Repeat what the lines below say, word for word, and skip every image.

[Start]

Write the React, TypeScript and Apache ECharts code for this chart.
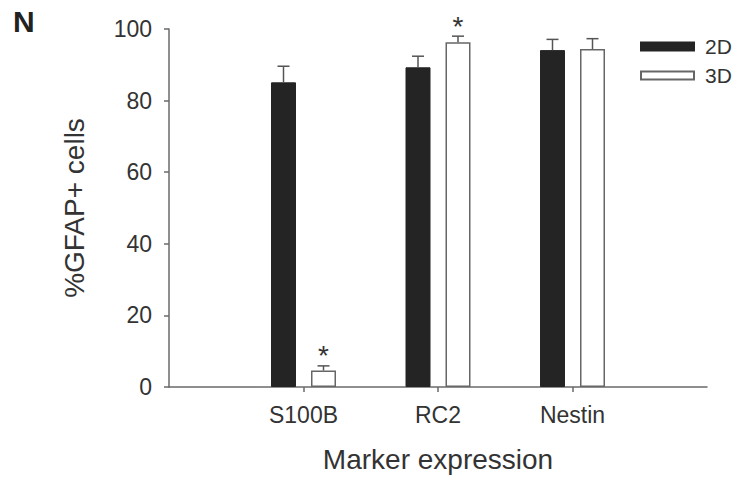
import React, { useEffect, useRef } from "react";
import * as echarts from "echarts";

const categories = [" ", "S100B", "RC2", "Nestin", "  "];
const seriesNames = ["2D", "3D"];
const values2D = [null, 85.1, 89.3, 94.1, null];
const values3D = [null, 4.6, 96.3, 94.4, null];
const err2D = [null, 4.5, 3.1, 3.0, null];
const err3D = [null, 1.3, 1.7, 2.9, null];
const sig2D = [false, false, false, false, false];
const sig3D = [false, true, true, false, false];
const yTicks = { min: 0, max: 100, interval: 20 };

const BAR_WIDTH = 25;
const BAR_GAP = 0.6;
const FONT = "'Liberation Sans', Arial, Helvetica, sans-serif";
const TEXT = "#333333";
const AXIS = "#6a6a6a";

export default function App() {
  const ref = useRef<HTMLDivElement>(null);
  useEffect(() => {
    document.body.style.margin = "0";
    const chart = echarts.init(ref.current!, null, { renderer: "svg" });
    const errRows: any[] = [];
    [values2D, values3D].forEach((vals, s) => {
      const errs = s === 0 ? err2D : err3D;
      const sigs = s === 0 ? sig2D : sig3D;
      vals.forEach((v, i) => {
        if (v != null) errRows.push([i, v, errs[i], sigs[i] ? 1 : 0, s]);
      });
    });
    const offset = (BAR_WIDTH + BAR_WIDTH * BAR_GAP) / 2;
    chart.setOption({
      animation: false,
      textStyle: { fontFamily: FONT },
      grid: { left: 169, right: 27, top: 29, bottom: 92 },
      legend: {
        data: seriesNames,
        orient: "vertical",
        left: 635,
        top: 31,
        icon: "rect",
        itemWidth: 53,
        itemHeight: 8,
        itemGap: 8,
        textStyle: { fontSize: 21, color: TEXT, fontFamily: FONT, padding: [0, 0, 0, 6] },
      },
      graphic: [
        {
          type: "text",
          left: 13,
          top: 6,
          style: { text: "N", font: `bold 30px ${FONT}`, fill: "#222" },
        },
      ],
      xAxis: {
        type: "category",
        data: categories,
        boundaryGap: false,
        name: "Marker expression",
        nameLocation: "middle",
        nameGap: 58,
        nameTextStyle: { fontSize: 28, color: TEXT, fontFamily: FONT },
        axisLine: { lineStyle: { color: AXIS, width: 1.5 } },
        axisTick: {
          length: 5,
          interval: (idx: number) => idx > 0 && idx < categories.length - 1,
          lineStyle: { color: AXIS, width: 1.5 },
        },
        axisLabel: {
          interval: 0,
          fontSize: 23,
          color: TEXT,
          margin: 16,
          fontFamily: FONT,
        },
        splitLine: { show: false },
      },
      yAxis: {
        type: "value",
        min: yTicks.min,
        max: yTicks.max,
        interval: yTicks.interval,
        name: "%GFAP+ cells",
        nameLocation: "middle",
        nameGap: 81,
        nameTextStyle: { fontSize: 28, color: TEXT, fontFamily: FONT },
        axisLine: { show: true, lineStyle: { color: AXIS, width: 1.5 } },
        axisTick: { show: true, length: 5, lineStyle: { color: AXIS, width: 1.5 } },
        axisLabel: { fontSize: 23, color: TEXT, margin: 17, fontFamily: FONT },
        splitLine: { show: false },
      },
      series: [
        {
          name: "2D",
          type: "bar",
          data: values2D,
          barWidth: BAR_WIDTH,
          barGap: `${BAR_GAP * 100}%`,
          itemStyle: { color: "#242424", borderColor: "#242424", borderWidth: 1 },
        },
        {
          name: "3D",
          type: "bar",
          data: values3D,
          barWidth: BAR_WIDTH,
          barGap: `${BAR_GAP * 100}%`,
          itemStyle: { color: "#ffffff", borderColor: "#666666", borderWidth: 1.5 },
        },
        {
          type: "custom",
          data: errRows,
          z: 5,
          renderItem: (params: any, api: any) => {
            const cat = api.value(0);
            const v = api.value(1);
            const e = api.value(2);
            const sig = api.value(3);
            const s = api.value(4);
            const base = api.coord([cat, v]);
            const top = api.coord([cat, v + e]);
            const x = base[0] + (s === 0 ? -offset : offset);
            const half = 6;
            const style = { stroke: "#555555", lineWidth: 1.5 };
            const children: any[] = [
              { type: "line", shape: { x1: x, y1: base[1], x2: x, y2: top[1] }, style },
              { type: "line", shape: { x1: x - half, y1: top[1], x2: x + half, y2: top[1] }, style },
            ];
            if (sig) {
              children.push({
                type: "text",
                style: {
                  text: "*",
                  x,
                  y: top[1] + 4,
                  textAlign: "center",
                  textVerticalAlign: "bottom",
                  font: `28px ${FONT}`,
                  fill: TEXT,
                },
              });
            }
            return { type: "group", children };
          },
        },
      ],
    });
    return () => chart.dispose();
  }, []);
  return <div ref={ref} style={{ width: 734, height: 479 }} />;
}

[End]

▶ Written solution:
Write the React, TypeScript and Apache ECharts code for this chart.
import React, { useEffect, useRef } from "react";
import * as echarts from "echarts";

const categories = [" ", "S100B", "RC2", "Nestin", "  "];
const seriesNames = ["2D", "3D"];
const values2D = [null, 85.1, 89.3, 94.1, null];
const values3D = [null, 4.6, 96.3, 94.4, null];
const err2D = [null, 4.5, 3.1, 3.0, null];
const err3D = [null, 1.3, 1.7, 2.9, null];
const sig2D = [false, false, false, false, false];
const sig3D = [false, true, true, false, false];
const yTicks = { min: 0, max: 100, interval: 20 };

const BAR_WIDTH = 25;
const BAR_GAP = 0.6;
const FONT = "'Liberation Sans', Arial, Helvetica, sans-serif";
const TEXT = "#333333";
const AXIS = "#6a6a6a";

export default function App() {
  const ref = useRef<HTMLDivElement>(null);
  useEffect(() => {
    document.body.style.margin = "0";
    const chart = echarts.init(ref.current!, null, { renderer: "svg" });
    const errRows: any[] = [];
    [values2D, values3D].forEach((vals, s) => {
      const errs = s === 0 ? err2D : err3D;
      const sigs = s === 0 ? sig2D : sig3D;
      vals.forEach((v, i) => {
        if (v != null) errRows.push([i, v, errs[i], sigs[i] ? 1 : 0, s]);
      });
    });
    const offset = (BAR_WIDTH + BAR_WIDTH * BAR_GAP) / 2;
    chart.setOption({
      animation: false,
      textStyle: { fontFamily: FONT },
      grid: { left: 169, right: 27, top: 29, bottom: 92 },
      legend: {
        data: seriesNames,
        orient: "vertical",
        left: 635,
        top: 31,
        icon: "rect",
        itemWidth: 53,
        itemHeight: 8,
        itemGap: 8,
        textStyle: { fontSize: 21, color: TEXT, fontFamily: FONT, padding: [0, 0, 0, 6] },
      },
      graphic: [
        {
          type: "text",
          left: 13,
          top: 6,
          style: { text: "N", font: `bold 30px ${FONT}`, fill: "#222" },
        },
      ],
      xAxis: {
        type: "category",
        data: categories,
        boundaryGap: false,
        name: "Marker expression",
        nameLocation: "middle",
        nameGap: 58,
        nameTextStyle: { fontSize: 28, color: TEXT, fontFamily: FONT },
        axisLine: { lineStyle: { color: AXIS, width: 1.5 } },
        axisTick: {
          length: 5,
          interval: (idx: number) => idx > 0 && idx < categories.length - 1,
          lineStyle: { color: AXIS, width: 1.5 },
        },
        axisLabel: {
          interval: 0,
          fontSize: 23,
          color: TEXT,
          margin: 16,
          fontFamily: FONT,
        },
        splitLine: { show: false },
      },
      yAxis: {
        type: "value",
        min: yTicks.min,
        max: yTicks.max,
        interval: yTicks.interval,
        name: "%GFAP+ cells",
        nameLocation: "middle",
        nameGap: 81,
        nameTextStyle: { fontSize: 28, color: TEXT, fontFamily: FONT },
        axisLine: { show: true, lineStyle: { color: AXIS, width: 1.5 } },
        axisTick: { show: true, length: 5, lineStyle: { color: AXIS, width: 1.5 } },
        axisLabel: { fontSize: 23, color: TEXT, margin: 17, fontFamily: FONT },
        splitLine: { show: false },
      },
      series: [
        {
          name: "2D",
          type: "bar",
          data: values2D,
          barWidth: BAR_WIDTH,
          barGap: `${BAR_GAP * 100}%`,
          itemStyle: { color: "#242424", borderColor: "#242424", borderWidth: 1 },
        },
        {
          name: "3D",
          type: "bar",
          data: values3D,
          barWidth: BAR_WIDTH,
          barGap: `${BAR_GAP * 100}%`,
          itemStyle: { color: "#ffffff", borderColor: "#666666", borderWidth: 1.5 },
        },
        {
          type: "custom",
          data: errRows,
          z: 5,
          renderItem: (params: any, api: any) => {
            const cat = api.value(0);
            const v = api.value(1);
            const e = api.value(2);
            const sig = api.value(3);
            const s = api.value(4);
            const base = api.coord([cat, v]);
            const top = api.coord([cat, v + e]);
            const x = base[0] + (s === 0 ? -offset : offset);
            const half = 6;
            const style = { stroke: "#555555", lineWidth: 1.5 };
            const children: any[] = [
              { type: "line", shape: { x1: x, y1: base[1], x2: x, y2: top[1] }, style },
              { type: "line", shape: { x1: x - half, y1: top[1], x2: x + half, y2: top[1] }, style },
            ];
            if (sig) {
              children.push({
                type: "text",
                style: {
                  text: "*",
                  x,
                  y: top[1] + 4,
                  textAlign: "center",
                  textVerticalAlign: "bottom",
                  font: `28px ${FONT}`,
                  fill: TEXT,
                },
              });
            }
            return { type: "group", children };
          },
        },
      ],
    });
    return () => chart.dispose();
  }, []);
  return <div ref={ref} style={{ width: 734, height: 479 }} />;
}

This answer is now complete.